Copy the data exactly as it appears, and do not include any pictures.

— start of Data —

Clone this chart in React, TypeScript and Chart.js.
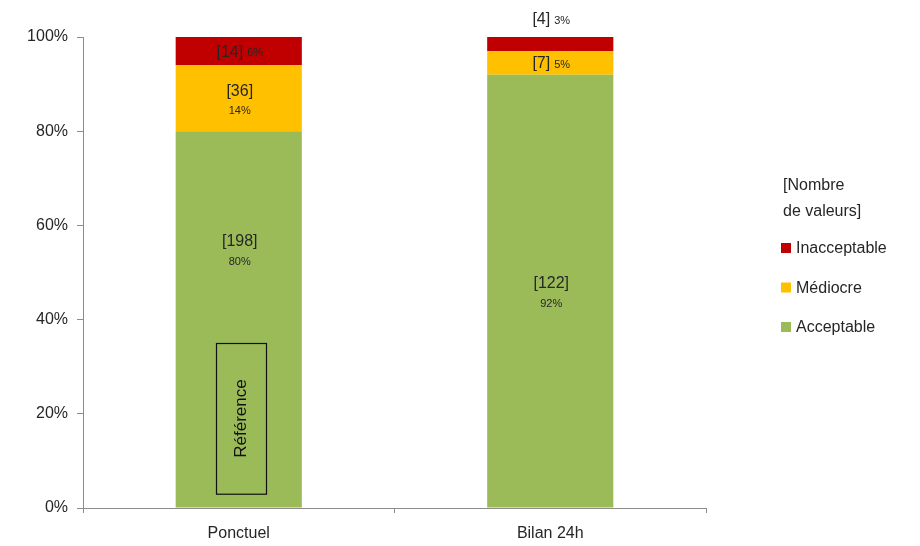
import React, { useEffect, useRef } from "react";
import { Chart, registerables } from "chart.js";

Chart.register(...registerables);

const categories = ["Ponctuel", "Bilan 24h"];
const seriesNames = ["Acceptable", "Médiocre", "Inacceptable"];
const seriesColors = ["#9BBB59", "#FFC000", "#C00000"];
const acceptablePct = [80, 92];
const mediocrePct = [14, 5];
const inacceptablePct = [6, 3];
const acceptableCount = [198, 122];
const mediocreCount = [36, 7];
const inacceptableCount = [14, 4];
const yTicks = [0, 20, 40, 60, 80, 100];
const legendTitle = ["[Nombre", "de valeurs]"];
const referenceText = "Référence";
const referenceRange = [3, 35];

const FONT = "'Liberation Sans', Arial, sans-serif";
const TEXT = "#262626";

const counts = [acceptableCount, mediocreCount, inacceptableCount];
const pcts = [acceptablePct, mediocrePct, inacceptablePct];

const labelPlugin = {
  id: "labelPlugin",
  afterDatasetsDraw(chart: any) {
    const ctx = chart.ctx;
    const yScale = chart.scales.y;
    ctx.save();
    ctx.fillStyle = TEXT;
    ctx.textBaseline = "middle";
    ctx.textAlign = "center";
    for (let d = 0; d < 3; d++) {
      const meta = chart.getDatasetMeta(d);
      meta.data.forEach((bar: any, i: number) => {
        const top = bar.y;
        const bottom = bar.base;
        const h = bottom - top;
        const cx = bar.x + 1;
        const c = "[" + counts[d][i] + "]";
        const p = pcts[d][i] + "%";
        const big = "16px " + FONT;
        const small = "11px " + FONT;
        if (h < 20) {
          drawInline(ctx, c, p, cx, top - 17, big, small);
        } else if (h < 40) {
          drawInline(ctx, c, p, cx, (top + bottom) / 2 + 1, big, small);
        } else {
          let cy = (top + bottom) / 2;
          if (d === 0 && i === 0) cy = yScale.getPixelForValue(55);
          ctx.font = big;
          ctx.fillText(c, cx, cy - 7);
          ctx.font = small;
          ctx.fillText(p, cx, cy + 13);
        }
      });
    }
    // reference box
    const m0 = chart.getDatasetMeta(0).data[0];
    const bx = m0.x + 2;
    const yTop = yScale.getPixelForValue(referenceRange[1]);
    const yBot = yScale.getPixelForValue(referenceRange[0]);
    const bw = 50;
    ctx.strokeStyle = "#111";
    ctx.lineWidth = 1.2;
    ctx.strokeRect(Math.round(bx - bw / 2) + 0.5, Math.round(yTop) + 0.5, bw, yBot - yTop);
    ctx.save();
    ctx.translate(bx + 1, (yTop + yBot) / 2);
    ctx.rotate(-Math.PI / 2);
    ctx.font = "17px " + FONT;
    ctx.fillStyle = "#111";
    ctx.textAlign = "center";
    ctx.textBaseline = "middle";
    ctx.fillText(referenceText, 0, 0);
    ctx.restore();

    // legend
    const lx = 781;
    ctx.font = "16px " + FONT;
    ctx.textAlign = "left";
    ctx.fillStyle = TEXT;
    ctx.fillText(legendTitle[0], lx + 2, 186);
    ctx.fillText(legendTitle[1], lx + 2, 212);
    const order = [2, 1, 0];
    order.forEach((s, k) => {
      const y = 248 + k * 39.5;
      ctx.fillStyle = seriesColors[s];
      ctx.fillRect(lx, y - 5, 10, 10);
      ctx.fillStyle = TEXT;
      ctx.fillText(seriesNames[s], lx + 15, y + 1);
    });
    ctx.restore();
  },
};

function drawInline(ctx: any, c: string, p: string, cx: number, cy: number, big: string, small: string) {
  ctx.font = big;
  const w1 = ctx.measureText(c).width;
  ctx.font = small;
  const w2 = ctx.measureText(p).width;
  const gap = 4;
  const total = w1 + gap + w2;
  const x0 = cx - total / 2;
  ctx.textAlign = "left";
  ctx.font = big;
  ctx.fillText(c, x0, cy);
  ctx.font = small;
  ctx.fillText(p, x0 + w1 + gap, cy + 1);
  ctx.textAlign = "center";
}

export default function App() {
  const ref = useRef<HTMLCanvasElement>(null);
  useEffect(() => {
    if (!ref.current) return;
    const chart = new Chart(ref.current, {
      type: "bar",
      data: {
        labels: categories,
        datasets: seriesNames.map((n, i) => ({
          label: n,
          data: pcts[i],
          backgroundColor: seriesColors[i],
          borderWidth: 0,
          categoryPercentage: 1,
          barPercentage: 0.405,
        })),
      },
      options: {
        responsive: false,
        animation: false,
        maintainAspectRatio: false,
        layout: { padding: { top: 37, right: 214, left: 0, bottom: 0 } },
        plugins: { legend: { display: false }, tooltip: { enabled: false } },
        scales: {
          x: {
            stacked: true,
            grid: { drawOnChartArea: false, drawTicks: true, tickLength: 5, color: "#8c8c8c", offset: true },
            border: { display: true, color: "#8c8c8c", width: 1 },
            ticks: { color: TEXT, font: { family: FONT, size: 16 }, padding: 11 },
            afterFit: (s: any) => { s.height = 38; },
          },
          y: {
            stacked: true,
            min: 0,
            max: 100,
            afterBuildTicks: (s: any) => { s.ticks = yTicks.map((v) => ({ value: v })); },
            grid: { drawOnChartArea: false, drawTicks: true, tickLength: 6, color: "#8c8c8c" },
            border: { display: true, color: "#8c8c8c", width: 1 },
            ticks: {
              color: TEXT,
              font: { family: FONT, size: 16 },
              padding: 9,
              callback: (v: any) => v + "%",
            },
            afterFit: (s: any) => { s.width = 83; },
          },
        },
      },
      plugins: [labelPlugin],
    });
    return () => chart.destroy();
  }, []);
  return (
    <div style={{ position: "absolute", left: 0, top: 0, width: 920, height: 546, background: "#fff" }}>
      <canvas ref={ref} width={920} height={546} />
    </div>
  );
}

— end of Data —

> Answer to the exercise
Clone this chart in React, TypeScript and Chart.js.
import React, { useEffect, useRef } from "react";
import { Chart, registerables } from "chart.js";

Chart.register(...registerables);

const categories = ["Ponctuel", "Bilan 24h"];
const seriesNames = ["Acceptable", "Médiocre", "Inacceptable"];
const seriesColors = ["#9BBB59", "#FFC000", "#C00000"];
const acceptablePct = [80, 92];
const mediocrePct = [14, 5];
const inacceptablePct = [6, 3];
const acceptableCount = [198, 122];
const mediocreCount = [36, 7];
const inacceptableCount = [14, 4];
const yTicks = [0, 20, 40, 60, 80, 100];
const legendTitle = ["[Nombre", "de valeurs]"];
const referenceText = "Référence";
const referenceRange = [3, 35];

const FONT = "'Liberation Sans', Arial, sans-serif";
const TEXT = "#262626";

const counts = [acceptableCount, mediocreCount, inacceptableCount];
const pcts = [acceptablePct, mediocrePct, inacceptablePct];

const labelPlugin = {
  id: "labelPlugin",
  afterDatasetsDraw(chart: any) {
    const ctx = chart.ctx;
    const yScale = chart.scales.y;
    ctx.save();
    ctx.fillStyle = TEXT;
    ctx.textBaseline = "middle";
    ctx.textAlign = "center";
    for (let d = 0; d < 3; d++) {
      const meta = chart.getDatasetMeta(d);
      meta.data.forEach((bar: any, i: number) => {
        const top = bar.y;
        const bottom = bar.base;
        const h = bottom - top;
        const cx = bar.x + 1;
        const c = "[" + counts[d][i] + "]";
        const p = pcts[d][i] + "%";
        const big = "16px " + FONT;
        const small = "11px " + FONT;
        if (h < 20) {
          drawInline(ctx, c, p, cx, top - 17, big, small);
        } else if (h < 40) {
          drawInline(ctx, c, p, cx, (top + bottom) / 2 + 1, big, small);
        } else {
          let cy = (top + bottom) / 2;
          if (d === 0 && i === 0) cy = yScale.getPixelForValue(55);
          ctx.font = big;
          ctx.fillText(c, cx, cy - 7);
          ctx.font = small;
          ctx.fillText(p, cx, cy + 13);
        }
      });
    }
    // reference box
    const m0 = chart.getDatasetMeta(0).data[0];
    const bx = m0.x + 2;
    const yTop = yScale.getPixelForValue(referenceRange[1]);
    const yBot = yScale.getPixelForValue(referenceRange[0]);
    const bw = 50;
    ctx.strokeStyle = "#111";
    ctx.lineWidth = 1.2;
    ctx.strokeRect(Math.round(bx - bw / 2) + 0.5, Math.round(yTop) + 0.5, bw, yBot - yTop);
    ctx.save();
    ctx.translate(bx + 1, (yTop + yBot) / 2);
    ctx.rotate(-Math.PI / 2);
    ctx.font = "17px " + FONT;
    ctx.fillStyle = "#111";
    ctx.textAlign = "center";
    ctx.textBaseline = "middle";
    ctx.fillText(referenceText, 0, 0);
    ctx.restore();

    // legend
    const lx = 781;
    ctx.font = "16px " + FONT;
    ctx.textAlign = "left";
    ctx.fillStyle = TEXT;
    ctx.fillText(legendTitle[0], lx + 2, 186);
    ctx.fillText(legendTitle[1], lx + 2, 212);
    const order = [2, 1, 0];
    order.forEach((s, k) => {
      const y = 248 + k * 39.5;
      ctx.fillStyle = seriesColors[s];
      ctx.fillRect(lx, y - 5, 10, 10);
      ctx.fillStyle = TEXT;
      ctx.fillText(seriesNames[s], lx + 15, y + 1);
    });
    ctx.restore();
  },
};

function drawInline(ctx: any, c: string, p: string, cx: number, cy: number, big: string, small: string) {
  ctx.font = big;
  const w1 = ctx.measureText(c).width;
  ctx.font = small;
  const w2 = ctx.measureText(p).width;
  const gap = 4;
  const total = w1 + gap + w2;
  const x0 = cx - total / 2;
  ctx.textAlign = "left";
  ctx.font = big;
  ctx.fillText(c, x0, cy);
  ctx.font = small;
  ctx.fillText(p, x0 + w1 + gap, cy + 1);
  ctx.textAlign = "center";
}

export default function App() {
  const ref = useRef<HTMLCanvasElement>(null);
  useEffect(() => {
    if (!ref.current) return;
    const chart = new Chart(ref.current, {
      type: "bar",
      data: {
        labels: categories,
        datasets: seriesNames.map((n, i) => ({
          label: n,
          data: pcts[i],
          backgroundColor: seriesColors[i],
          borderWidth: 0,
          categoryPercentage: 1,
          barPercentage: 0.405,
        })),
      },
      options: {
        responsive: false,
        animation: false,
        maintainAspectRatio: false,
        layout: { padding: { top: 37, right: 214, left: 0, bottom: 0 } },
        plugins: { legend: { display: false }, tooltip: { enabled: false } },
        scales: {
          x: {
            stacked: true,
            grid: { drawOnChartArea: false, drawTicks: true, tickLength: 5, color: "#8c8c8c", offset: true },
            border: { display: true, color: "#8c8c8c", width: 1 },
            ticks: { color: TEXT, font: { family: FONT, size: 16 }, padding: 11 },
            afterFit: (s: any) => { s.height = 38; },
          },
          y: {
            stacked: true,
            min: 0,
            max: 100,
            afterBuildTicks: (s: any) => { s.ticks = yTicks.map((v) => ({ value: v })); },
            grid: { drawOnChartArea: false, drawTicks: true, tickLength: 6, color: "#8c8c8c" },
            border: { display: true, color: "#8c8c8c", width: 1 },
            ticks: {
              color: TEXT,
              font: { family: FONT, size: 16 },
              padding: 9,
              callback: (v: any) => v + "%",
            },
            afterFit: (s: any) => { s.width = 83; },
          },
        },
      },
      plugins: [labelPlugin],
    });
    return () => chart.destroy();
  }, []);
  return (
    <div style={{ position: "absolute", left: 0, top: 0, width: 920, height: 546, background: "#fff" }}>
      <canvas ref={ref} width={920} height={546} />
    </div>
  );
}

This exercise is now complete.